'Fino all’ultimo respiro', prima nazionale per lo spettacolo della Compagnia dei Guasconi
Mercoledì 28 e venerdì 30 dicembre andrà in scena, in anteprima nazionale, la nuova produzione della Compagnia dei Guasconi – Teatro metèco: 'Fino all’ultimo respiro'. La messa in scena è realizzata con il sostegno dell’Assessorato alla Cultura del Comune di Pescara. L’ingresso per le due serate sarà gratuito. In scena ci saranno Raffaella Cardelli, Andrea Maria Costanzo e Orazio Di Vito che cura anche la regia. Tecnico suoni e luci Massimiliano Conti, foto di scena Federica Valerii.

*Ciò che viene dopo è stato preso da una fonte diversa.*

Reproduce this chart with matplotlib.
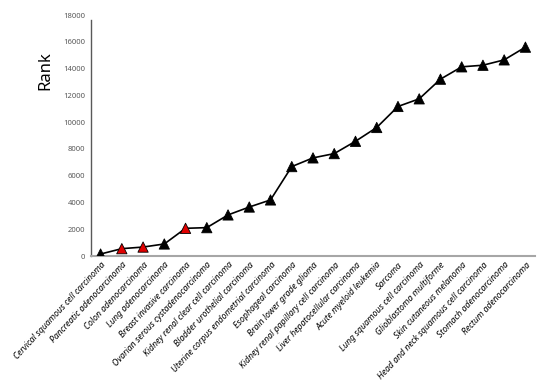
import matplotlib
matplotlib.use("Agg")
import matplotlib.pyplot as plt

cancers = ["Cervical squamous cell carcinoma", "Pancreatic adenocarcinoma", "Colon adenocarcinoma",
           "Lung adenocarcinoma", "Breast invasive carcinoma", "Ovarian serous cystadenocarcinoma",
           "Kidney renal clear cell carcinoma", "Bladder urothelial carcinoma",
           "Uterine corpus endometrial carcinoma", "Esophageal carcinoma", "Brain lower grade glioma",
           "Kidney renal papillary cell carcinoma", "Liver hepatocellular carcinoma",
           "Acute myeloid leukemia", "Sarcoma", "Lung squamous cell carcinoma",
           "Glioblastoma multiforme", "Skin cutaneous melanoma", "Head and neck squamous cell carcinoma",
           "Stomach adenocarcinoma", "Rectum adenocarcinoma"]
rank = [150, 550, 670, 900, 2070, 2120, 3070, 3660, 4190, 6680, 7330, 7650, 8570, 9600,
        11170, 11740, 13210, 14130, 14250, 14650, 15600]
highlight = [1, 2, 4]

plt.rcParams['font.family'] = ['Noto Sans', 'DejaVu Sans']

fig = plt.figure(figsize=(5.5, 3.85), dpi=100)
ax = fig.add_axes([0.1655, 0.335, 0.8072, 0.626])

x = list(range(len(rank)))
ax.plot(x, rank, color="black", lw=1.2, zorder=2)
colors = ["#e00000" if i in highlight else "black" for i in x]
ax.scatter(x, rank, marker="^", s=55, c=colors, edgecolors="black", linewidths=0.6, zorder=3)

ax.set_xlim(-0.45, 20.45)
ax.set_ylim(0, 18000)
ax.set_yticks(range(0, 18001, 2000))
ax.set_xticks(x)
ax.set_xticklabels(cancers, rotation=47, ha="right", rotation_mode="anchor",
                   fontsize=6.2, style="italic", fontweight="medium")
for lab in ax.get_yticklabels():
    lab.set_fontsize(5.5)
    lab.set_fontweight("bold")
    lab.set_color("#595959")
ax.tick_params(axis="both", length=0, pad=4)
ax.tick_params(axis="x", pad=3)

for s in ["top", "right"]:
    ax.spines[s].set_visible(False)
ax.spines["left"].set_color("#595959")
ax.spines["left"].set_linewidth(1.0)
ax.spines["left"].set_bounds(0, 17650)
ax.spines["bottom"].set_color("#a6a6a6")
ax.spines["bottom"].set_linewidth(1.5)

fig.text(45 / 550, 1 - 71 / 385, "Rank", rotation=90, fontsize=12, ha="center", va="center")

fig.savefig("out.png", dpi=100)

'Fino all'ultimo respiro' è il titolo di un famoso film di Jean Luc Godard del 1960, ma è anche il titolo del testo autobiografico di Rade Šerbed?ija. In questo testo c'è anche una poesia che parla di un suo amico il quale, negli anni '60 della Jugoslavia di allora, amava la nouvelle vague dei cineasti francesi. Questa storia racconta, in maniera forse sottile, una cosa ben precisa, ovvero che in quegli anni i giovani jugoslavi ascoltavano musica, leggevano libri, guardavano film, gli stessi che ascoltavano, leggevano e guardavano i loro coetanei italiani, francesi, inglesi e tedeschi.
Cosa significa questo? Semplicemente che la Jugoslavia, la sua cultura, la sua arte, erano diverse da quelle del blocco sovietico, chiuso e autoreferenziale. Non a caso politicamente la Jugoslavia era uno dei paesi “non allineati” e lo stesso Tito si fece promotore di quella famosa “terza via” che tanto spaventava l'URSS dell'epoca. Tutto questo solo per dire che la Jugoslavia era ed è Europa, al pari di altri Stati, e che, malgrado in molti si siano girati dall'altra parte, la guerra che sconvolse quel paese era una guerra europea, l'unica dopo la fine della seconda guerra mondiale.
Da questa parte del mondo, l'Occidente, in pochi sanno esattamente cosa è accaduto negli anni '90. Una guerra dimenticata, già nel momento stesso in cui stava accadendo. “Fino all'ultimo respiro” è un tentativo, forse velleitario, di accendere un riflettore, esattamente come si fa in teatro, su quegli accadimenti.
Lo si farà attraverso “tre monologhi sull'altro” della scrittrice croata Slavenka Drukulic e alcuni testi dello stesso Rade Šerbed?ija. Tre storie vere scritte da un'autrice con una sensibilità rara. Un soldato croato reduce dalla guerra che non riesce a fare i conti con il suo passato. Un operaio musulmano che decide di adottare il figlio di una serba, abbandonato dalla madre appena nato, forse perché figlio di una violenza. Una donna serba, profuga, che scopre solo anni dopo la verità sul marito.